I have a ’97 T. It had 2/3 of a tank of fuel when weighed. I had the spare, jack, air pump, and CD changer in the car when weighed (and my helmet in the passenger’s seat). I have the Comptech muffler and restraint system (and full belts on both sides) installed. I also had Yoko A032Rs (225/50/16 and 255/40/17) mounted on a set of ’95 OEM wheels on the car. I’ll let someone else interpolate all this (the restraint system and tires increased factory weight whereas the CTech muffler reduced it, I presume), but these figures look pretty good compared to the curb weight of 3164 shown in my ’97 spec sheet for a 6-speed NSX-T.

Any Other Related Information?

[AT] I just ran across a chart from Roger Kraus Racing which was given to customers of their software and suspension handling school. It depicts a scenario of a car’s four tires in a right hand turn and the slip angles of all four tires in three handling states. These are neutral, understeer, and oversteer. The fourth example was a car brought back into neutral from an oversteering situation. Basically the slip angles of the tires for a neutral handling car are all the same. During understeer, the slip angle of the front tires is greater than the rear tires. On oversteer the slip angle is greater than the front.

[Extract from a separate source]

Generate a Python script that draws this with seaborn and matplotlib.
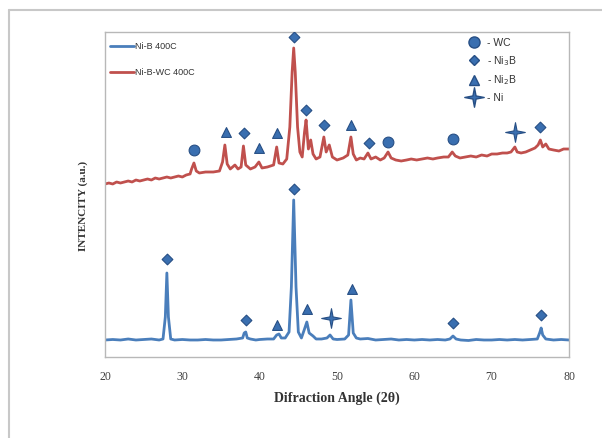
import pandas as pd
import seaborn as sns
import matplotlib.pyplot as plt
from matplotlib.lines import Line2D
from matplotlib.path import Path

# ---- data (intensity in arbitrary units) ----
nib_angle = [20, 21, 22, 23, 24, 25, 26, 27, 27.5, 27.8, 28.0, 28.2, 28.5, 29, 30, 31, 32, 33, 34, 35,
             36, 37, 37.8, 38.0, 38.2, 38.4, 38.8, 39.5, 40, 41, 41.8, 42.2, 42.5, 42.8, 43.3, 43.8, 44.1,
             44.4, 44.7, 45.0, 45.4, 45.8, 46.1, 46.4, 46.9, 47.3, 48, 48.7, 49.1, 49.5, 50, 51, 51.5,
             51.8, 52.1, 52.5, 53, 54, 55, 56, 57, 58, 59, 60, 61, 62, 63, 64, 64.6, 65.0, 65.4, 66, 67,
             68, 69, 70, 71, 72, 73, 74, 75, 75.9, 76.2, 76.4, 76.6, 77, 78, 79, 80]
nib_int = [17, 17.5, 17, 18, 17, 17.5, 18, 17, 18, 40, 84, 40, 18, 17, 17.5, 17, 17, 17.5, 17, 17,
           17.5, 18, 19, 24, 25, 19, 18, 17, 17.5, 18, 18, 22, 23, 19, 19, 25, 70,
           157, 70, 25, 19, 28, 35, 24, 21, 18, 18, 19, 22, 18, 17.5, 18, 22,
           57, 24, 19, 18, 18.5, 17, 17.5, 18, 17, 17.5, 17, 17.5, 17, 17.5, 17, 18, 21, 18, 17, 16.5,
           17.5, 17, 17, 17.5, 17, 17.5, 17, 17.5, 18, 24, 29, 22, 18, 17, 17.5, 17]

nibwc_angle = [20, 20.5, 21, 21.5, 22, 22.5, 23, 23.5, 24, 24.5, 25, 25.5, 26, 26.5, 27, 27.5, 28, 28.5,
               29, 29.5, 30, 30.5, 31.0, 31.2, 31.5, 31.8, 32.2, 33, 34, 34.8, 35.2, 35.5, 35.8, 36.2,
               36.8, 37.2, 37.6, 37.9, 38.2, 38.8, 39.4, 39.9, 40.3, 41, 41.8, 42.2, 42.5, 43, 43.5,
               43.9, 44.2, 44.4, 44.6, 44.9, 45.2, 45.5, 45.8, 46.0, 46.3, 46.6, 46.9, 47.3, 47.8, 48.3,
               48.6, 49.0, 49.4, 50, 50.8, 51.4, 51.8, 52.1, 52.5, 53, 53.5, 54.0, 54.4, 55, 55.6, 56.1,
               56.6, 57, 57.6, 58.3, 59, 59.6, 60.3, 61, 61.7, 62.4, 63, 63.8, 64.4, 64.9, 65.3, 65.9,
               66.6, 67.3, 68, 68.7, 69.4, 70, 70.7, 71.4, 72, 72.5, 73.0, 73.3, 73.8, 74.4, 75, 75.6,
               76.0, 76.3, 76.6, 77, 77.4, 78, 78.7, 79.3, 80]
nibwc_int = [173, 174, 173, 175, 174, 175, 176, 175, 177, 176, 177, 178, 177, 179, 178, 179, 180, 179,
             180, 181, 180, 182, 183, 188, 194, 186, 184, 185, 185, 186, 195, 212, 193, 188,
             192, 188, 190, 211, 192, 188, 190, 195, 189, 190, 192, 210, 194, 193, 198,
             230, 285, 309, 285, 230, 205, 200, 225, 237, 208, 217, 203, 198, 200, 220,
             205, 212, 200, 197, 199, 202, 220, 203, 197, 199, 198, 204, 198, 200, 197, 199,
             205, 199, 197, 196, 197, 198, 197, 198, 199, 198, 199, 200, 200, 205, 201, 199,
             200, 201, 200, 202, 201, 203, 203, 204, 204, 205, 210, 205, 204, 205, 207, 209,
             212, 217, 210, 213, 208, 207, 206, 208, 208]

# phase markers: (angle, height)
wc_marks = [(31.5, 207), (56.6, 215), (65.0, 218)]
ni3b_marks = [(38.0, 224), (44.4, 320), (46.0, 247), (48.3, 232), (54.1, 214), (76.3, 230),
              (28.0, 98), (38.2, 37), (44.4, 168), (65.0, 34), (76.4, 42)]
ni2b_marks = [(35.6, 225), (39.9, 209), (42.2, 224), (51.8, 232),
              (42.3, 32), (46.1, 48), (51.9, 68)]
ni_marks = [(73.0, 225), (49.2, 39)]

df = pd.concat([
    pd.DataFrame({'angle': nib_angle, 'intensity': nib_int, 'sample': 'Ni-B 400C'}),
    pd.DataFrame({'angle': nibwc_angle, 'intensity': nibwc_int, 'sample': 'Ni-B-WC 400C'}),
])

# slim four-pointed star like the one in the original
r = 0.16
star4 = Path([(0, 1), (r, r), (1, 0), (r, -r), (0, -1), (-r, -r), (-1, 0), (-r, r), (0, 1)],
             closed=True)

sns.set_style('white')
fig = plt.figure(figsize=(6.02, 4.38), dpi=100)
ax = fig.add_axes([105 / 602, 1 - 357 / 438, 464 / 602, 325 / 438])

line_cols = {'Ni-B 400C': '#4a7ebb', 'Ni-B-WC 400C': '#c0504d'}
sns.lineplot(data=df, x='angle', y='intensity', hue='sample', palette=line_cols,
             linewidth=2, ax=ax, sort=False, estimator=None)

mcol = '#3a6fb0'
medge = '#274f85'
for marks, mk, sz in [(wc_marks, 'o', 60), (ni3b_marks, 'D', 30),
                      (ni2b_marks, '^', 50), (ni_marks, star4, 200)]:
    sns.scatterplot(x=[m[0] for m in marks], y=[m[1] for m in marks], marker=mk, s=sz,
                    color=mcol, edgecolor=medge, linewidth=0.8, ax=ax, zorder=5)

ax.set_xlim(20, 80)
ax.set_ylim(0, 325)
ax.set_xticks(range(20, 81, 10))
ax.set_yticks([])
ax.tick_params(axis='x', direction='out', length=4, width=0.8, color='#a0a0a0',
               labelsize=8.5, labelcolor='#404040', pad=6)
for lbl in ax.get_xticklabels():
    lbl.set_family('Liberation Serif')
for s in ax.spines.values():
    s.set_color('#b8b8b8')
    s.set_linewidth(1)

ax.set_xlabel('Difraction Angle (2θ)', family='Liberation Serif', fontweight='bold',
              fontsize=10, color='#333333', labelpad=6)
ax.set_ylabel('INTENCITY (a.u.)', family='Liberation Serif', fontweight='bold',
              fontsize=8, color='#333333')
ax.yaxis.set_label_coords(-0.037, 0.465)

# sample legend (top left)
leg1 = ax.legend(loc='upper left', bbox_to_anchor=(0.0, 0.985), frameon=False,
                 handlelength=2.6, handletextpad=0.1, labelspacing=1.9,
                 prop={'family': 'Liberation Sans', 'size': 6.5}, borderaxespad=0.2)
for t in leg1.get_texts():
    t.set_color('#333333')
ax.add_artist(leg1)

# phase legend (top right)
phase_handles = [
    Line2D([], [], ls='none', marker='o', ms=8, color=mcol, mec=medge, label='- WC'),
    Line2D([], [], ls='none', marker='D', ms=5.5, color=mcol, mec=medge, label='- Ni$_3$B'),
    Line2D([], [], ls='none', marker='^', ms=7, color=mcol, mec=medge, label='- Ni$_2$B'),
    Line2D([], [], ls='none', marker=star4, ms=14, color=mcol, mec=medge, label='- Ni'),
]
leg2 = ax.legend(handles=phase_handles, loc='upper left', bbox_to_anchor=(0.76, 1.01),
                 frameon=False, handlelength=1.4, handletextpad=0.5, labelspacing=0.55,
                 prop={'family': 'Liberation Sans', 'size': 7.5})
for t in leg2.get_texts():
    t.set_color('#333333')

# outer frame of the picture
fig.add_artist(Line2D([9 / 602, 9 / 602], [0, 1 - 10 / 438], transform=fig.transFigure,
                      color='#c8c8c8', lw=1.5))
fig.add_artist(Line2D([9 / 602, 1], [1 - 10 / 438, 1 - 10 / 438], transform=fig.transFigure,
                      color='#c8c8c8', lw=1.5))

fig.savefig('out.png', dpi=100)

Now in the fourth situation they give one example of how to correct for the oversteer situation by adding a 33% larger rear tires and wheels while leaving the fronts alone. The track width didn’t have to be changed nor was anything else done to the suspension to achieve a neutral handling car. Finally at the bottom of the handout they make the following statements.

  1. The end of the vehicle with the highest roll stiffness will have the most slip angle.
  3. The heaviest end of the vehicle will increase the slip angle on that end.
  5. This is why the heavy end will or should have the higher air pressures.

This seems to bear a lot of correlation to what is done with the NSX and in some respects to my car. With the stock 15"/16" setup on my 91, I’ve always felt the car had a real easy tendency to go into a snap oversteer situation. When I upgraded to the stock 16"/17" combination, I also increased the size of the rear tires up to 255x40x17 which is one size larger than the stock rear tire. Because of the larger size of the rear tire as compared to the fronts, (205’sx16"), my car tends to be much more neutral than in the past even with the newer Dali sway bars.

Just thought this was some useful information to share with the group. Take care.